Les sopranistes, dotés d’organes vocaux particuliers similaires à ceux des femmes, construisent une texture vocale pour le timbre et la couleur semblables à la soprano. Bien que faussets, ils réussissant à chanter dans leur gamme, du do au mi bémol. Aujourd’hui, bien qu’assez rares, ils ne se produisent plus que dans des répertoires tirés du baroque ou du XVIIIe siècle, mais ils abordent également des airs de mélodrame difficiles à interpréter avec des compétences inhabituelles.

Trouver sa place au sein des Conservatoires de Musique n’est pas facile pour Adonà. Cependant, bien qu’il ait réussi les examens d’entrée, il n’a pas eu la possibilité d’obtenir son diplôme en public parce qu’en tant qu’homme, on l’a empêché de jouer des rôles féminins. Il ne pouvait le faire qu’en privé, mais à un coût exorbitant.

Adonà Mamo a à son actif plusieurs participations à diverses comédies musicales dont Il Vizietto en 2012, Tutti Insieme Appassionatamente en 2015 et La Regina di Ghiaccio en 2017.

Dans le rôle de Pang, il a participé à l’opéra Turandot de Puccini, en 2018 à Mimì, in arte Mia Martini et à l’été 2019, il a prêté sa voix au berger romain dans Tosca au théâtre grec de Syracuse. A la télévision italienne, on le retrouve dans «Reazione a Catena», le jeu télévisé d’Amadeus.

Il y a eu d’autres participations à des programmes tels que Domenica In, La Botola, I Raccomandati, Emozioni, L’Italia allo specchio et Celebrity. Fiorello, le grand showman sicilien, le remarque dans l’émission «Reazione a catena» et souhaite qu’il soit un invité régulier de son émission «Edicola Fiore», diffusée sur la plateforme Sky.

– Adonà, je voulais te demander à quel point la danse a-t-elle été importante dans ton parcours lyrique ?

– Pour moi c’était très important car je pense que savoir bouger avec le rythme, avoir un corps harmonieux et ne pas être un morceau de bois, combiné à une présence scénique, complète parfaitement le discours vocal. Lorsque vous êtes au micro devant le public, contrôler les mouvements du corps aide en quelque sorte le travail avec la voix. La présence sur scène, cependant, est comme un savoir-faire, soit vous l’avez, soit vous ne l’avez pas.

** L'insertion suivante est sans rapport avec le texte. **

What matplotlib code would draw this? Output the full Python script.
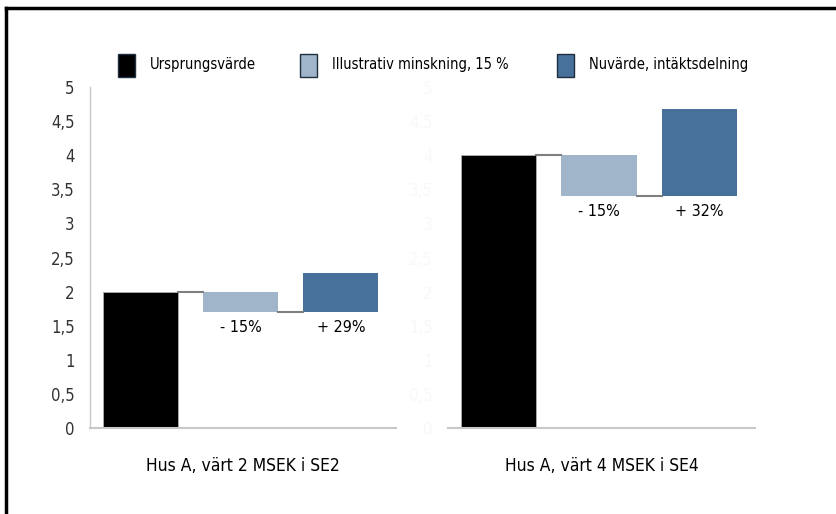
import matplotlib
matplotlib.use("Agg")
import matplotlib.pyplot as plt
from matplotlib.patches import Rectangle
from matplotlib.lines import Line2D

plt.rcParams['font.family'] = ['DejaVu Sans']
plt.rcParams['font.stretch'] = 'condensed'

# data
series = ['Ursprungsvärde', 'Illustrativ minskning, 15 %', 'Nuvärde, intäktsdelning']
colors = ['#000000', '#a0b5ca', '#47719a']
titles = ['Hus A, värt 2 MSEK i SE2', 'Hus A, värt 4 MSEK i SE4']
original = [2.0, 4.0]
decrease = [0.15, 0.15]
increase = [0.29, 0.32]
dec_labels = ['- 15%', '- 15%']
inc_labels = ['+ 29%', '+ 32%']
yticks = [0, 0.5, 1, 1.5, 2, 2.5, 3, 3.5, 4, 4.5, 5]
ytick_labels = ['0', '0,5', '1', '1,5', '2', '2,5', '3', '3,5', '4', '4,5', '5']

fig = plt.figure(figsize=(8.36, 5.14), dpi=100)
axes_pos = [[0.1077, 0.1673, 0.366, 0.6634], [0.5359, 0.1673, 0.367, 0.6634]]
width = 0.75
grey = '#c8c8c8'

for i in range(2):
    ax = fig.add_axes(axes_pos[i])
    v0 = original[i]
    v1 = v0 * (1 - decrease[i])
    v2 = v1 + v0 * increase[i]
    ax.bar(0, v0, width, color=colors[0], edgecolor='#b0b0b0', linewidth=0.6)
    ax.bar(1, v0 - v1, width, bottom=v1, color=colors[1])
    ax.bar(2, v2 - v1, width, bottom=v1, color=colors[2])
    # connectors
    ax.plot([width / 2, 1 - width / 2], [v0, v0], color='#7f7f7f', lw=1.5)
    ax.plot([1 + width / 2, 2 - width / 2], [v1, v1], color='#7f7f7f', lw=1.5)
    ax.annotate(dec_labels[i], (1, v1), xytext=(0, -6), textcoords='offset points',
                ha='center', va='top', fontsize=11.5)
    ax.annotate(inc_labels[i], (2, v1), xytext=(0, -6), textcoords='offset points',
                ha='center', va='top', fontsize=11.5)
    ax.set_xlim(-0.5, 2.55)
    ax.set_ylim(0, 5)
    ax.set_yticks(yticks)
    ax.set_yticklabels(ytick_labels, fontsize=12, color='#333333')
    ax.set_xticks([])
    ax.tick_params(axis='y', length=0, pad=11)
    for s in ['top', 'right']:
        ax.spines[s].set_visible(False)
    ax.spines['bottom'].set_color(grey)
    ax.spines['bottom'].set_linewidth(1.5)
    ax.spines['left'].set_color(grey)
    ax.spines['left'].set_linewidth(1.0)
    if i == 1:
        ax.spines['left'].set_visible(False)
        ax.tick_params(axis='y', labelcolor='#f8f8f8')
    ax.set_xlabel(titles[i], fontsize=12.5, labelpad=21)

# legend
leg_x = [118, 300, 557]
for x, lab, c in zip(leg_x, series, colors):
    fig.patches.append(Rectangle((x / 836, 1 - 77 / 514), 17 / 836, 23 / 514,
                                 transform=fig.transFigure, facecolor=c,
                                 edgecolor='#1f2f3f', linewidth=1.0))
    fig.text((x + 32) / 836, 1 - 65 / 514, lab, fontsize=10.5, va='center', ha='left')

# frame
fig.add_artist(Line2D([6 / 836, 6 / 836], [0, 1 - 8 / 514], transform=fig.transFigure,
                      color='black', lw=2.5))
fig.add_artist(Line2D([6 / 836, 1], [1 - 8 / 514, 1 - 8 / 514], transform=fig.transFigure,
                      color='black', lw=2.5))

fig.savefig('out.png', dpi=100)
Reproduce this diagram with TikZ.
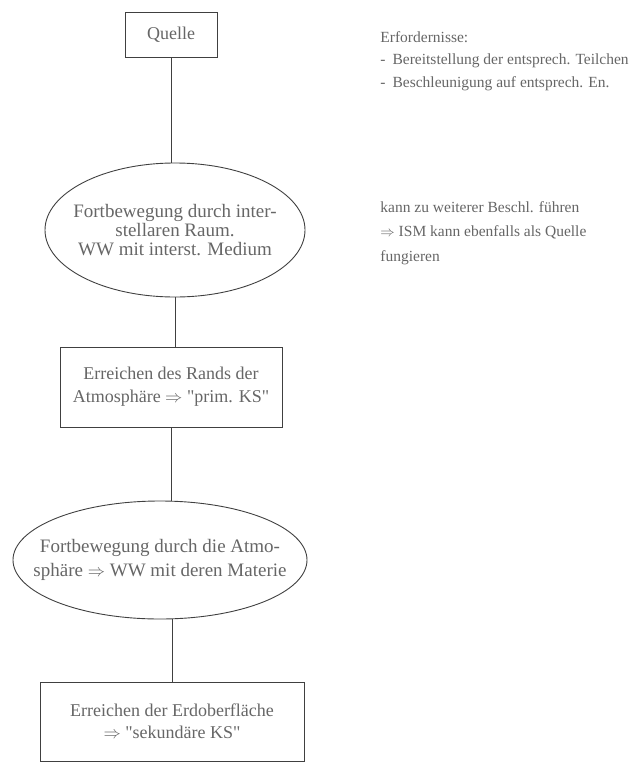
\documentclass[tikz,border=0pt]{standalone}
\usepackage{fontspec}
\setmainfont{Liberation Serif}
\usetikzlibrary{positioning,shapes.geometric}
\tikzset{
  flow/.style={x=1pt,y=-1pt,
    line width=0.9pt,
    draw=black!75,
    text=black!60,
    font=\fontsize{18}{23}\selectfont},
  stage/.style={rectangle,draw,align=center,inner sep=0pt},
  trip/.style={ellipse,draw,align=center,inner xsep=-40pt,inner ysep=-20pt},
  note/.style={anchor=north west,align=left,inner sep=0pt,
    font=\fontsize{15.5}{22.5}\selectfont},
}
\newcommand{\qq}{\textquotedbl}

\begin{document}
\begin{tikzpicture}[flow]
  \useasboundingbox (0,0) rectangle (637,763);
  % Stationen
  \node[stage,minimum width=92pt,minimum height=45pt] (quelle) at (171,34.5) {Quelle};
  \node[trip,minimum width=260pt,minimum height=134pt,font=\fontsize{19}{19}\selectfont] (ism) at (175,230)
    {Fortbewegung durch inter-\\stellaren Raum.\\WW mit interst. Medium};
  \node[stage,minimum width=222pt,minimum height=80pt] (rand) at (171,387)
    {Erreichen des Rands der\\Atmosphäre $\Rightarrow$ \qq prim. KS\qq};
  \node[trip,minimum width=294pt,minimum height=118pt,font=\fontsize{19}{24}\selectfont] (atmo) at (160,560)
    {Fortbewegung durch die Atmo-\\sphäre $\Rightarrow$ WW mit deren Materie};
  \node[stage,minimum width=264pt,minimum height=79pt,font=\fontsize{18}{22}\selectfont] (erde) at (172,721.5)
    {Erreichen der Erdoberfläche\\$\Rightarrow$ \qq sekundäre KS\qq};
  % Anmerkungen
  \node[note] (erf) at (380,31)
    {Erfordernisse:\\-\hspace{7pt}Bereitstellung der entsprech. Teilchen\\-\hspace{7pt}Beschleunigung auf entsprech. En.};
  \node[note,font=\fontsize{15.5}{24.5}\selectfont] (beschl) at (380,201)
    {kann zu weiterer Beschl. führen\\$\Rightarrow$ ISM kann ebenfalls als Quelle\\fungieren};
  % Verbindungen
  \draw (quelle.south) -- (quelle.south |- ism.north);
  \draw (ism.south) -- (ism.south |- rand.north);
  \draw (rand.south) -- (rand.south |- atmo.north);
  \draw (erde.north |- atmo.south) -- (erde.north);
\end{tikzpicture}
\end{document}
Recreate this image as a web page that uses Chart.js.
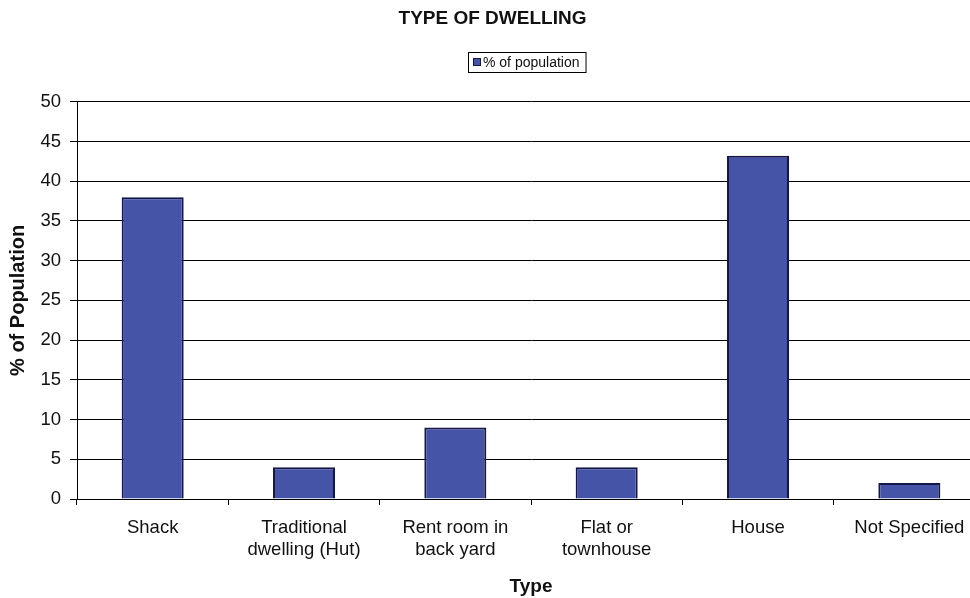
<!DOCTYPE html>
<html>
<head>
<meta charset="utf-8">
<script src="https://cdn.jsdelivr.net/npm/chart.js@4/dist/chart.umd.min.js"></script>
<style>
  html, body { margin: 0; padding: 0; background: #fff; overflow: hidden; width: 970px; height: 598px; }
  #wrap { position: absolute; left: 0; top: 0; width: 985px; height: 598px; }
</style>
</head>
<body>
<div id="wrap"><canvas id="c" width="985" height="598"></canvas></div>
<script>
const chartTitle = 'TYPE OF DWELLING';
const seriesLabel = '% of population';
const categories = [
  ['Shack'],
  ['Traditional', 'dwelling (Hut)'],
  ['Rent room in', 'back yard'],
  ['Flat or', 'townhouse'],
  ['House'],
  ['Not Specified']
];
const values = [38, 4, 9, 4, 43.2, 2];
const yTicks = [0, 5, 10, 15, 20, 25, 30, 35, 40, 45, 50];
const yTitle = '% of Population';
const xTitle = 'Type';

const FONT = "'Liberation Sans', Arial, sans-serif";
const barFill = '#4654A8';
const barEdge = '#15174A';

const legendBoxPlugin = {
  id: 'legendBox',
  afterDraw(chart) {
    const ctx = chart.ctx;
    const ds = chart.data.datasets[0];
    ctx.save();
    ctx.font = '14px ' + FONT;
    const tw = ctx.measureText(ds.label).width;
    const x = 468, y = 52, h = 20;
    const w = 16 + tw + 5;
    ctx.fillStyle = '#fff';
    ctx.fillRect(x, y, w, h);
    ctx.strokeStyle = '#000';
    ctx.lineWidth = 1;
    ctx.strokeRect(x + 0.5, y + 0.5, w, h);
    ctx.fillStyle = ds.backgroundColor;
    ctx.fillRect(x + 5, y + 6, 8, 8);
    ctx.strokeStyle = ds.borderColor;
    ctx.strokeRect(x + 5.5, y + 6.5, 7, 7);
    ctx.fillStyle = '#111';
    ctx.textBaseline = 'middle';
    ctx.fillText(ds.label, x + 15, y + h / 2 + 1);
    ctx.restore();
  }
};

new Chart(document.getElementById('c'), {
  type: 'bar',
  data: {
    labels: categories,
    datasets: [{
      label: seriesLabel,
      data: values,
      backgroundColor: barFill,
      borderColor: barEdge,
      borderWidth: 2,
      barPercentage: 0.41,
      categoryPercentage: 1.0
    }]
  },
  options: {
    responsive: false,
    animation: false,
    devicePixelRatio: 1,
    layout: { padding: { left: 0, right: 0, top: 0, bottom: 0 } },
    plugins: {
      legend: { display: false },
      tooltip: { enabled: false },
      title: {
        display: true,
        text: chartTitle,
        color: '#111',
        font: { family: FONT, size: 19, weight: 'bold' },
        padding: { top: 7, bottom: 72 }
      }
    },
    scales: {
      x: {
        grid: {
          display: true,
          drawOnChartArea: false,
          drawTicks: true,
          tickLength: 6,
          color: '#000',
          offset: true
        },
        border: { display: true, color: '#000', width: 1 },
        ticks: {
          color: '#111',
          font: { family: FONT, size: 18.5, lineHeight: 1.18 },
          padding: 12,
          maxRotation: 0,
          autoSkip: false
        },
        title: {
          display: true,
          text: xTitle,
          color: '#111',
          font: { family: FONT, size: 19, weight: 'bold' },
          padding: { top: 4, bottom: 0 }
        },
        afterFit(scale) { scale.height = 99; }
      },
      y: {
        min: 0,
        max: 50,
        afterBuildTicks(scale) { scale.ticks = yTicks.map(v => ({ value: v })); },
        grid: {
          color: '#000',
          lineWidth: 1,
          drawTicks: true,
          tickLength: 7
        },
        border: { display: true, color: '#000', width: 1 },
        ticks: {
          color: '#111',
          font: { family: FONT, size: 18.5 },
          padding: 9
        },
        title: {
          display: true,
          text: yTitle,
          color: '#111',
          font: { family: FONT, size: 20, weight: 'bold' },
          padding: { top: 6, bottom: 0 }
        },
        afterFit(scale) { scale.width = 77; }
      }
    }
  },
  plugins: [legendBoxPlugin]
});
</script>
</body>
</html>
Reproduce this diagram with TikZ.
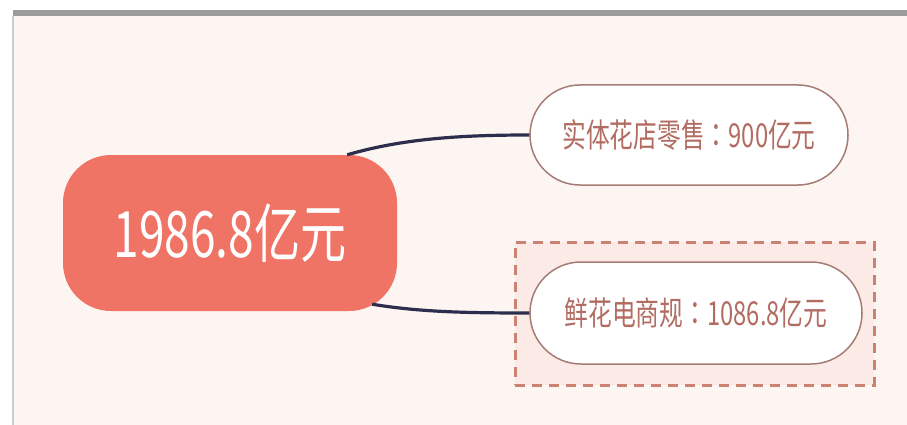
\documentclass[tikz,border=0pt]{standalone}
\usepackage{fontspec}
\newfontfamily\cjk[FakeStretch=0.72]{Noto Sans CJK SC}
\newfontfamily\cjkpunct[FakeStretch=0.72]{Noto Sans CJK TC}
\usetikzlibrary{shapes.misc}
\definecolor{bgpink}{RGB}{253,245,241}
\definecolor{rootred}{RGB}{240,116,101}
\definecolor{childtext}{RGB}{178,108,98}
\definecolor{childline}{RGB}{165,125,118}
\definecolor{framefill}{RGB}{252,234,230}
\definecolor{framedash}{RGB}{204,130,114}
\definecolor{linknavy}{RGB}{45,46,78}
\definecolor{bargray}{RGB}{155,155,155}
\tikzset{
  rootbox/.style={rectangle, rounded corners=48pt, fill=rootred, draw=none,
    minimum width=334pt, minimum height=156pt, inner sep=0pt,
    text=white, font=\cjk\fontsize{64}{64}\selectfont},
  childbox/.style={rounded rectangle, fill=white, draw=childline, line width=1.5pt,
    inner sep=0pt, text=childtext, font=\cjk\fontsize{33}{33}\selectfont},
  framebox/.style={rectangle, draw=framedash, fill=framefill, line width=3pt,
    dash pattern=on 10pt off 7pt, inner sep=0pt},
  link/.style={draw=linknavy, line width=3.2pt}
}
\begin{document}
\begin{tikzpicture}[x=1pt,y=-1pt]
\useasboundingbox (0,0) rectangle (907,425);
\fill[white] (0,0) rectangle (907,425);
\fill[bgpink] (13,16) rectangle (907,425);
\fill[bargray] (13,10) rectangle (907,16);
\draw[black!20, line width=1.2pt] (13,16) -- (13,425);

\node[framebox, minimum width=359pt, minimum height=143pt] (frame) at (694.5,313.5) {};

\node[rootbox] (root) at (230,233) {1986.8亿元};
\node[childbox, minimum width=318pt, minimum height=100pt] (c1) at (689,135) {实体花店零售{\cjkpunct ：}900亿元};
\node[childbox, minimum width=332pt, minimum height=102pt] (c2) at (696,313) {鲜花电商规{\cjkpunct ：}1086.8亿元};

\coordinate (s1) at ([xshift=-50pt]root.north east);
\coordinate (s2) at ([xshift=-25pt,yshift=7pt]root.south east);

\draw[link] (s1) .. controls ++(55,-16) and ++(-70,0) .. (c1.west);
\draw[link] (s2) .. controls ++(48,8) and ++(-60,0) .. (c2.west);
\end{tikzpicture}
\end{document}
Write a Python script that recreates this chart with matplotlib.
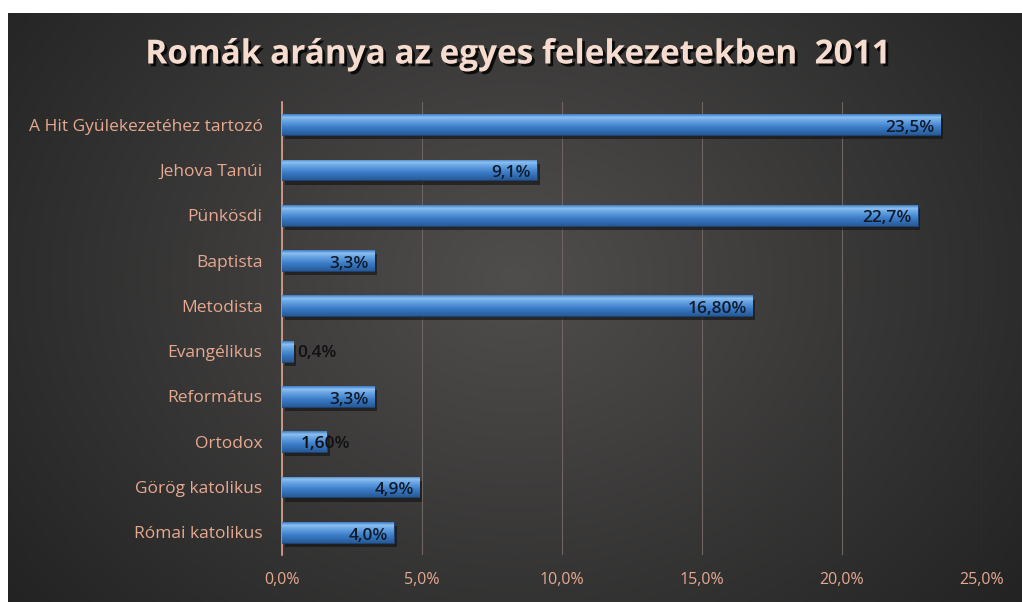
import matplotlib
matplotlib.use("Agg")
import matplotlib.pyplot as plt
import numpy as np
from matplotlib import patheffects as pe
from matplotlib.ticker import FuncFormatter
from matplotlib.colors import LinearSegmentedColormap

# ---- data ----
categories = ["Római katolikus", "Görög katolikus", "Ortodox", "Református",
              "Evangélikus", "Metodista", "Baptista", "Pünkösdi",
              "Jehova Tanúi", "A Hit Gyülekezetéhez tartozó"]
values = [4.0, 4.9, 1.6, 3.3, 0.4, 16.8, 3.3, 22.7, 9.1, 23.5]
value_labels = ["4,0%", "4,9%", "1,60%", "3,3%", "0,4%", "16,80%", "3,3%",
                "22,7%", "9,1%", "23,5%"]
x_ticks = [0, 5, 10, 15, 20, 25]
title = "Romák aránya az egyes felekezetekben  2011"

W, H = 1022, 602
fig = plt.figure(figsize=(W / 100, H / 100), dpi=100)
fig.patch.set_facecolor("white")

# dark background with radial gradient
bg = fig.add_axes([8 / W, 0, 1 - 8 / W, 1 - 13 / H])
bg.set_axis_off()
yy, xx = np.mgrid[0:1:300j, 0:1:500j]
r = np.sqrt(((xx - 0.5) / 0.65) ** 2 + ((yy - 0.55) / 0.9) ** 2)
g = np.clip(1 - r, 0, 1)
c0 = np.array([0x22, 0x22, 0x22]) / 255
c1 = np.array([0x50, 0x4e, 0x4d]) / 255
img = c0[None, None, :] + (c1 - c0)[None, None, :] * g[..., None]
bg.imshow(img, extent=[0, 1, 0, 1], aspect="auto", origin="lower")
bg.set_xlim(0, 1)
bg.set_ylim(0, 1)

ax = fig.add_axes([282 / W, 1 - 555 / H, (982 - 282) / W, (555 - 102) / H])
ax.patch.set_alpha(0)

y = np.arange(len(categories))
bars = ax.barh(y, values, height=0.46, color="#3b7dc9", edgecolor="#1d3f6e",
               linewidth=0.6, zorder=3)
grad = np.linspace(0, 1, 100)[:, None]
cmap = LinearSegmentedColormap.from_list(
    "b", [(0.0, "#275a98"), (0.35, "#3a7bc6"), (0.7, "#6aa7e6"), (0.85, "#8ec0f0"), (1.0, "#3c7cc4")])
for b in bars:
    b.set_path_effects([pe.SimplePatchShadow(offset=(2, -3), shadow_rgbFace="#111111", alpha=0.6), pe.Normal()])
    x0, y0, w, h = b.get_x(), b.get_y(), b.get_width(), b.get_height()
    im = ax.imshow(grad, extent=[x0, x0 + w, y0, y0 + h], aspect="auto",
                   origin="lower", cmap=cmap, zorder=4)
    im.set_clip_path(b)

lab_kw = dict(va="center", fontsize=12.5, fontweight="semibold",
              fontfamily="Open Sans", zorder=6)
for yi, v, lab in zip(y, values, value_labels):
    if v < 1:
        ax.text(v + 0.14, yi - 0.05, lab, ha="left", color="#111111", **lab_kw)
    elif v < 2:
        ax.text(v + 0.85, yi - 0.05, lab, ha="right", color="#111111", **lab_kw)
    else:
        ax.text(v - 0.2, yi - 0.07, lab, ha="right", color="#101b2b", **lab_kw)

ax.set_xlim(0, 25)
ax.set_ylim(-0.5, len(categories) - 0.5)
ax.set_xticks(x_ticks)
ax.xaxis.set_major_formatter(FuncFormatter(lambda v, p: f"{v:.1f}%".replace(".", ",")))
ax.set_yticks(y)
ax.set_yticklabels(categories)
ax.tick_params(axis="both", length=0, colors="#e6a990")
ax.tick_params(axis="y", pad=14, labelsize=12.5)
ax.tick_params(axis="x", pad=12, labelsize=11.5)
for t in ax.get_xticklabels() + ax.get_yticklabels():
    t.set_fontfamily("Open Sans")
ax.grid(axis="x", color="#6e6462", linewidth=0.8, zorder=0)
for s in ["top", "right", "bottom"]:
    ax.spines[s].set_visible(False)
ax.spines["left"].set_color("#d9a48e")
ax.spines["left"].set_linewidth(1.2)

fig.text(0.507, 1 - 55 / H, title, ha="center", va="center", fontsize=24,
         fontweight="bold", color="#f6dccf", fontfamily="Open Sans",
         path_effects=[pe.withSimplePatchShadow(offset=(2, -2), shadow_rgbFace="#000000", alpha=0.8)])

fig.savefig("out.png", dpi=100)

– Penses-tu que tu as plus un esprit guerrier ou as-tu plutôt un état d’esprit de guerrier ?

– J’ai un esprit guerrier qui me fait me sentir comme un guerrier de l’esprit. C’est une sorte de fusion. J’ai fait de nombreux choix dans ma vie pour essayer de ne faire qu’un avec moi-même. Être la projection de moi-même et non le projecteur. Depuis mon enfance, j’avais un esprit guerrier qui m’a conduit à être un guerrier de l’esprit. Je pense toujours qu’il est préférable d’avoir les deux. Cependant, il est essentiel d’avoir une grande force intérieure en accord avec son âme car on ne peut rien faire, surtout si l’on veut chanter comme soprano, sans la sensibilité de son moi intérieur.

– Question d’usage, quels sont tes projets pour l’avenir ?

– J’ai beaucoup de projets. Tout d’abord, pouvoir monter sur la scène du Théâtre Ariston avec une musique pop lyrique qui peut toucher tout le monde. Ensuite, réaliser des projets comme le spectacle que j’ai écrit Diva : l’histoire d’un garçon qui devient le plus grand chanteur d’opéra du monde. Je ne révèle pas la fin, alors j’espère que vous irez tous la voir. Un autre projet est Farinelli, une comédie musicale pop lyrique originale pour tous les âges, où les gens peuvent s’amuser. J’ai transformé Farinelli en une version musicale lyrique plus pop, intitulée Farinelli, l’amour l’emporte sur tout, où chacun vit la castration au sens large. Dans le futur après le théâtre, qui me prend tant d’énergie, je voudrais me consacrer entièrement à l’enregistrement de musique, c’est mon grand désir d’enregistrer des disques.

– Sur ton chemin, as-tu eu plus de remords ou de regrets ?

– Tout au long de ma vie, je me suis toujours dit qu’il valait mieux vivre avec des remords qu’avec des regrets. C’est parce que si vous êtes une belle et bonne personne et que vous avez fait quelque chose de mal, vous pouvez vous pardonner. Alors que le regret est l’amertume de ne pas pouvoir ou vouloir faire quelque chose. Je n’ai eu aucun regret car je me suis toujours jeté dans ce en quoi je croyais : en 2013, par exemple, je suis allé à New York sans argent.

Voici l’histoire d’Adonà, un garçon qui, nourri d’un fort équilibre entre le corps et l’âme et plein de positivité, a pu réaliser son plus grand rêve : chanter.